(Figure scripts)
::::::::::
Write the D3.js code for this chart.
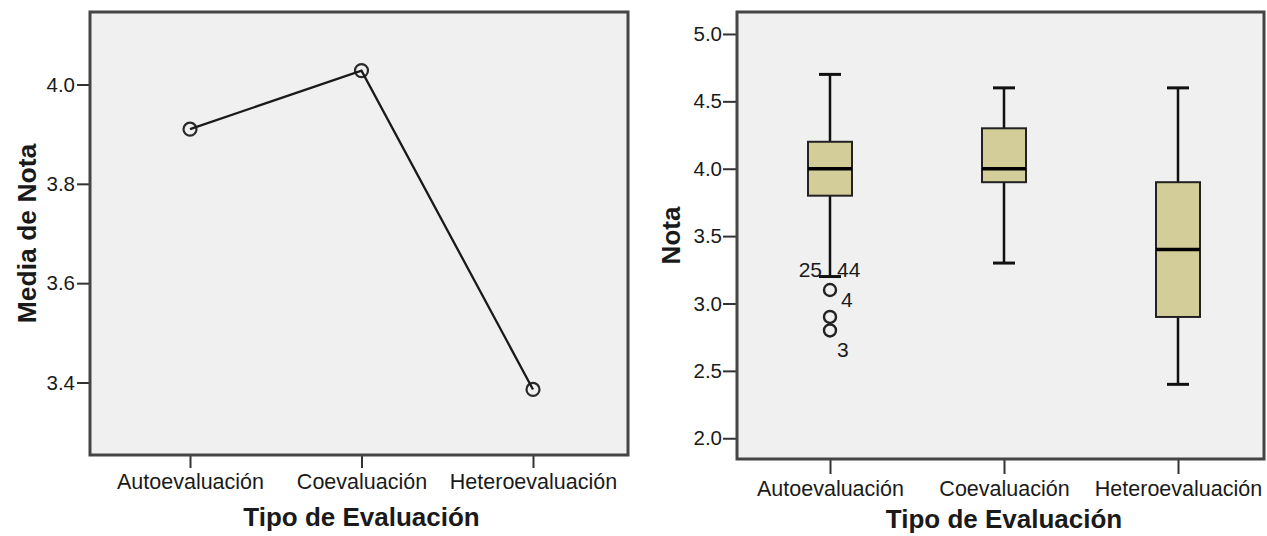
<!doctype html>
<html lang="es">

<head>
    <meta charset="UTF-8" />
    <script src="https://d3js.org/d3.v7.min.js"></script>
    <title>Nota por Tipo de Evaluación</title>
    <style>
        body { margin: 0; background: #fff; }
        text { font-family: "Liberation Sans", Arial, sans-serif; fill: #1a1a1a; }
    </style>
</head>

<body>
    <div id="chart"></div>
    <script type="module">
        // Data
        const categories = ["Autoevaluación", "Coevaluación", "Heteroevaluación"]
        const meanValues = [3.91, 4.028, 3.386]
        const meanTicks = [3.4, 3.6, 3.8, 4.0]

        const notaTicks = [2.0, 2.5, 3.0, 3.5, 4.0, 4.5, 5.0]
        const boxLow = [3.2, 3.3, 2.4]
        const boxQ1 = [3.8, 3.9, 2.9]
        const boxMedian = [4.0, 4.0, 3.4]
        const boxQ3 = [4.2, 4.3, 3.9]
        const boxHigh = [4.7, 4.6, 4.6]

        // outliers (all in Autoevaluación)
        const outlierValues = [3.1, 2.9, 2.8]
        const outlierLabels = ["25", "44", "4", "3"]
        const outlierLabelValues = [3.2, 3.2, 3.1, 2.8]

        // label placement next to the points (pixels)
        const labelOffsets = [
            { dx: -8, dy: 0, anchor: "end" },
            { dx: 7, dy: 0, anchor: "start" },
            { dx: 11, dy: 17, anchor: "start" },
            { dx: 7, dy: 27, anchor: "start" }
        ]

        const W = 1267, H = 536
        const svg = d3.select("#chart").append("svg")
            .attr("width", W)
            .attr("height", H)

        const frameStroke = "#454545"
        const plotBg = "#f0f0f0"

        function styleAxis(g, size) {
            g.select(".domain").remove()
            g.selectAll(".tick line").attr("stroke", "#333").attr("stroke-width", 2)
            g.selectAll(".tick text")
                .attr("fill", "#1a1a1a")
                .style("font-size", size + "px")
                .style("font-family", "'Liberation Sans', Arial, sans-serif")
        }

        // ---------- Left: mean line chart ----------
        const L = { left: 90, right: 628, top: 12, bottom: 455 }

        const xL = d3.scalePoint().domain(categories).range([190, 533])
        const yL = d3.scaleLinear().domain([3.254, 4.146]).range([L.bottom, L.top])

        const left = svg.append("g")

        left.append("rect")
            .attr("x", L.left)
            .attr("y", L.top)
            .attr("width", L.right - L.left)
            .attr("height", L.bottom - L.top)
            .attr("fill", plotBg)

        const lyAxis = left.append("g")
            .attr("transform", `translate(${L.left}, 0)`)
            .call(d3.axisLeft(yL).tickValues(meanTicks).tickSize(13).tickPadding(2).tickFormat(d3.format(".1f")))
        styleAxis(lyAxis, 20.5)

        const lxAxis = left.append("g")
            .attr("transform", `translate(0, ${L.bottom})`)
            .call(d3.axisBottom(xL).tickSize(13).tickPadding(6))
        styleAxis(lxAxis, 21.5)

        const meanData = categories.map((c, i) => ({ cat: c, value: meanValues[i] }))

        left.selectAll("circle.mean")
            .data(meanData)
            .enter()
            .append("circle")
            .attr("class", "mean")
            .attr("cx", d => xL(d.cat))
            .attr("cy", d => yL(d.value))
            .attr("r", 6.5)
            .attr("fill", "none")
            .attr("stroke", "#2a2a2a")
            .attr("stroke-width", 2.2)

        left.append("path")
            .datum(meanData)
            .attr("fill", "none")
            .attr("stroke", "#1a1a1a")
            .attr("stroke-width", 2.3)
            .attr("d", d3.line().x(d => xL(d.cat)).y(d => yL(d.value)))

        left.append("rect")
            .attr("x", L.left)
            .attr("y", L.top)
            .attr("width", L.right - L.left)
            .attr("height", L.bottom - L.top)
            .attr("fill", "none")
            .attr("stroke", frameStroke)
            .attr("stroke-width", 3)

        left.append("text")
            .attr("x", xL(categories[1]))
            .attr("y", 526)
            .attr("text-anchor", "middle")
            .style("font-size", "26px")
            .style("font-weight", "bold")
            .text("Tipo de Evaluación")

        left.append("text")
            .attr("transform", `translate(36, ${(L.top + L.bottom) / 2}) rotate(-90)`)
            .attr("text-anchor", "middle")
            .style("font-size", "26.5px")
            .style("font-weight", "bold")
            .text("Media de Nota")

        // ---------- Right: boxplot ----------
        const R = { left: 737, right: 1264, top: 12, bottom: 459 }

        const xR = d3.scalePoint().domain(categories).range([830, 1178])
        const yR = d3.scaleLinear().domain([1.846, 5.163]).range([R.bottom, R.top])

        const right = svg.append("g")

        right.append("rect")
            .attr("x", R.left)
            .attr("y", R.top)
            .attr("width", R.right - R.left)
            .attr("height", R.bottom - R.top)
            .attr("fill", plotBg)

        const ryAxis = right.append("g")
            .attr("transform", `translate(${R.left}, 0)`)
            .call(d3.axisLeft(yR).tickValues(notaTicks).tickSize(14).tickPadding(1).tickFormat(d3.format(".1f")))
        styleAxis(ryAxis, 20.5)

        const rxAxis = right.append("g")
            .attr("transform", `translate(0, ${R.bottom})`)
            .call(d3.axisBottom(xR).tickSize(15).tickPadding(7))
        styleAxis(rxAxis, 21.5)

        const boxes = categories.map((c, i) => ({
            cat: c, low: boxLow[i], q1: boxQ1[i], med: boxMedian[i], q3: boxQ3[i], high: boxHigh[i]
        }))

        const boxW = 44
        const capW = 22

        const bg = right.selectAll("g.box")
            .data(boxes)
            .enter()
            .append("g")
            .attr("class", "box")

        // whiskers
        bg.append("line")
            .attr("x1", d => xR(d.cat)).attr("x2", d => xR(d.cat))
            .attr("y1", d => yR(d.low)).attr("y2", d => yR(d.high))
            .attr("stroke", "#111").attr("stroke-width", 2.5)

        bg.append("line")
            .attr("x1", d => xR(d.cat) - capW / 2).attr("x2", d => xR(d.cat) + capW / 2)
            .attr("y1", d => yR(d.low)).attr("y2", d => yR(d.low))
            .attr("stroke", "#111").attr("stroke-width", 3)

        bg.append("line")
            .attr("x1", d => xR(d.cat) - capW / 2).attr("x2", d => xR(d.cat) + capW / 2)
            .attr("y1", d => yR(d.high)).attr("y2", d => yR(d.high))
            .attr("stroke", "#111").attr("stroke-width", 3)

        bg.append("rect")
            .attr("x", d => xR(d.cat) - boxW / 2)
            .attr("y", d => yR(d.q3))
            .attr("width", boxW)
            .attr("height", d => yR(d.q1) - yR(d.q3))
            .attr("fill", "#d3ce99")
            .attr("stroke", "#222")
            .attr("stroke-width", 2)

        bg.append("line")
            .attr("x1", d => xR(d.cat) - boxW / 2).attr("x2", d => xR(d.cat) + boxW / 2)
            .attr("y1", d => yR(d.med)).attr("y2", d => yR(d.med))
            .attr("stroke", "#000").attr("stroke-width", 3.5)

        // outliers
        right.selectAll("circle.out")
            .data(outlierValues)
            .enter()
            .append("circle")
            .attr("class", "out")
            .attr("cx", xR(categories[0]))
            .attr("cy", d => yR(d))
            .attr("r", 6)
            .attr("fill", "none")
            .attr("stroke", "#222")
            .attr("stroke-width", 2.4)

        right.selectAll("text.outlab")
            .data(outlierLabels)
            .enter()
            .append("text")
            .attr("class", "outlab")
            .attr("x", (d, i) => xR(categories[0]) + labelOffsets[i].dx)
            .attr("y", (d, i) => yR(outlierLabelValues[i]) + labelOffsets[i].dy)
            .attr("text-anchor", (d, i) => labelOffsets[i].anchor)
            .style("font-size", "21px")
            .text(d => d)

        right.append("rect")
            .attr("x", R.left)
            .attr("y", R.top)
            .attr("width", R.right - R.left)
            .attr("height", R.bottom - R.top)
            .attr("fill", "none")
            .attr("stroke", frameStroke)
            .attr("stroke-width", 3)

        right.append("text")
            .attr("x", xR(categories[1]))
            .attr("y", 528)
            .attr("text-anchor", "middle")
            .style("font-size", "26px")
            .style("font-weight", "bold")
            .text("Tipo de Evaluación")

        right.append("text")
            .attr("transform", `translate(680, ${(R.top + R.bottom) / 2}) rotate(-90)`)
            .attr("text-anchor", "middle")
            .style("font-size", "26px")
            .style("font-weight", "bold")
            .text("Nota")
    </script>
</body>

</html>
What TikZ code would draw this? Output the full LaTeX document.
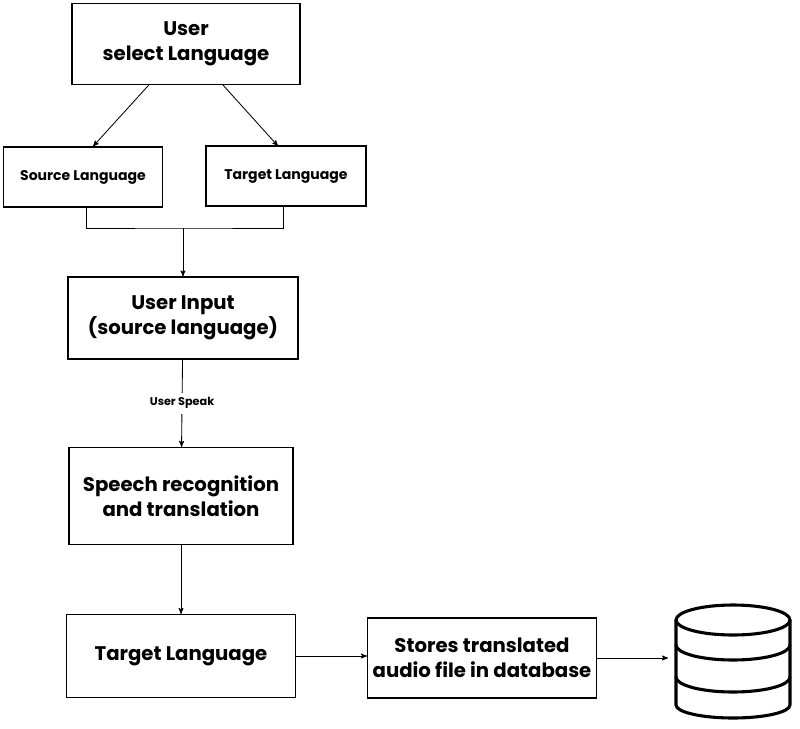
\documentclass[tikz,border=0pt]{standalone}
\usepackage{fontspec}
\setmainfont{Poppins}
\usetikzlibrary{positioning,arrows}
\tikzset{
  box/.style={draw,thick,align=center,font=\bfseries},
  big/.style={font=\fontsize{14}{18}\selectfont\bfseries},
  small/.style={font=\fontsize{10}{12}\selectfont\bfseries}
}
\begin{document}
\begin{tikzpicture}[x=0.025cm,y=-0.025cm,->,>=stealth',semithick]
  \useasboundingbox (0,0) rectangle (800,728);

  \node[box,big,minimum width=228*0.025cm,minimum height=81*0.025cm] (user) at (186,44) {User\\select Language};
  \node[box,small,minimum width=159*0.025cm,minimum height=60*0.025cm] (src) at (83,177) {Source Language};
  \node[box,small,minimum width=160*0.025cm,minimum height=60*0.025cm] (tgt) at (286,176) {Target Language};
  \node[box,big,minimum width=230*0.025cm,minimum height=82*0.025cm] (input) at (183,318) {User Input\\(source language)};
  \node[box,big,minimum width=224*0.025cm,minimum height=97*0.025cm] (speech) at (181,496) {Speech recognition\\and translation};
  \node[box,big,minimum width=229*0.025cm,minimum height=83*0.025cm] (out) at (181,656) {Target Language};
  \node[box,big,minimum width=229*0.025cm,minimum height=80*0.025cm] (store) at (482,658) {Stores translated\\audio file in database};
  \coordinate (db) at (668,658);
  \coordinate (join) at (183,228);

  \draw (user) -- (src.north east -| 93,147);
  \draw (user) -- (278,146);
  \draw[-] (src.south -| 86,207) |- (join) -| (tgt.south -| 283,206);
  \draw (join) -- (input);
  \draw (input) -- node[fill=white,font=\fontsize{8}{9}\selectfont\bfseries] {User Speak} (speech);
  \draw (speech) -- (out);
  \draw (out) -- (store.west |- out);
  \draw (store) -- (db);

  % database
  \begin{scope}[-,line width=2.2pt]
    \draw (676,620) -- (676,705) arc[start angle=180,end angle=0,x radius=57,y radius=13] -- (790,620);
    \draw (733,620) ellipse[x radius=57,y radius=15];
    \draw (676,645) arc[start angle=180,end angle=0,x radius=57,y radius=15];
    \draw (676,677) arc[start angle=180,end angle=0,x radius=57,y radius=15];
  \end{scope}
\end{tikzpicture}
\end{document}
::::::::::
In the material above, find each line that contains the word "code", and select it.

Write the D3.js code for this chart.
What TikZ code would draw this? Output the full LaTeX document.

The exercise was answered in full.